- _Your goal_: Return all of the data exactly as given.

- _Source material_:
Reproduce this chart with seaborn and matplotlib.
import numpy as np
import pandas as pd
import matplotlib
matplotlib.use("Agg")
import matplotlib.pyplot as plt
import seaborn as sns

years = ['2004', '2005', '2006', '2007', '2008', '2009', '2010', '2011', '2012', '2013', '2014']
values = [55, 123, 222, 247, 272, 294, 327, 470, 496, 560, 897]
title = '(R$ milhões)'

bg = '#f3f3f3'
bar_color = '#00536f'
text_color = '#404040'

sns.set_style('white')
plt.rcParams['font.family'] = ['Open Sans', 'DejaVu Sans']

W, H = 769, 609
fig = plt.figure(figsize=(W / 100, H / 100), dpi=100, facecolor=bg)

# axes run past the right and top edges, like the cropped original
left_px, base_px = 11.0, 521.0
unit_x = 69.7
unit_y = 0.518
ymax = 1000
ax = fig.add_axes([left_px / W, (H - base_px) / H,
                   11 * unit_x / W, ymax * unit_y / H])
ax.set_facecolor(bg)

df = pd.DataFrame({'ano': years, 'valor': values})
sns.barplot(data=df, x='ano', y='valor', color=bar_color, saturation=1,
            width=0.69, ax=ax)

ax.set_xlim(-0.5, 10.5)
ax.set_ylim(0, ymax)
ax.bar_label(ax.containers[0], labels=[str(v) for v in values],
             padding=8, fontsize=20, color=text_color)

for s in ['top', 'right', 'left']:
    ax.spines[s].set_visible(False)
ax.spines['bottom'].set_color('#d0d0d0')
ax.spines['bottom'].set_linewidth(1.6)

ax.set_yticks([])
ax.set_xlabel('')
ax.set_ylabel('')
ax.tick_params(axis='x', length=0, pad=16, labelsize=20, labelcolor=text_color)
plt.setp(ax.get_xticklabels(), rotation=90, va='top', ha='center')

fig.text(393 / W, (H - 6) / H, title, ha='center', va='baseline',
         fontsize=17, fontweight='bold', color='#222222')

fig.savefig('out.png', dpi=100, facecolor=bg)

- _Solution to the problem_:
Reproduce this chart with seaborn and matplotlib.
import numpy as np
import pandas as pd
import matplotlib
matplotlib.use("Agg")
import matplotlib.pyplot as plt
import seaborn as sns

years = ['2004', '2005', '2006', '2007', '2008', '2009', '2010', '2011', '2012', '2013', '2014']
values = [55, 123, 222, 247, 272, 294, 327, 470, 496, 560, 897]
title = '(R$ milhões)'

bg = '#f3f3f3'
bar_color = '#00536f'
text_color = '#404040'

sns.set_style('white')
plt.rcParams['font.family'] = ['Open Sans', 'DejaVu Sans']

W, H = 769, 609
fig = plt.figure(figsize=(W / 100, H / 100), dpi=100, facecolor=bg)

# axes run past the right and top edges, like the cropped original
left_px, base_px = 11.0, 521.0
unit_x = 69.7
unit_y = 0.518
ymax = 1000
ax = fig.add_axes([left_px / W, (H - base_px) / H,
                   11 * unit_x / W, ymax * unit_y / H])
ax.set_facecolor(bg)

df = pd.DataFrame({'ano': years, 'valor': values})
sns.barplot(data=df, x='ano', y='valor', color=bar_color, saturation=1,
            width=0.69, ax=ax)

ax.set_xlim(-0.5, 10.5)
ax.set_ylim(0, ymax)
ax.bar_label(ax.containers[0], labels=[str(v) for v in values],
             padding=8, fontsize=20, color=text_color)

for s in ['top', 'right', 'left']:
    ax.spines[s].set_visible(False)
ax.spines['bottom'].set_color('#d0d0d0')
ax.spines['bottom'].set_linewidth(1.6)

ax.set_yticks([])
ax.set_xlabel('')
ax.set_ylabel('')
ax.tick_params(axis='x', length=0, pad=16, labelsize=20, labelcolor=text_color)
plt.setp(ax.get_xticklabels(), rotation=90, va='top', ha='center')

fig.text(393 / W, (H - 6) / H, title, ha='center', va='baseline',
         fontsize=17, fontweight='bold', color='#222222')

fig.savefig('out.png', dpi=100, facecolor=bg)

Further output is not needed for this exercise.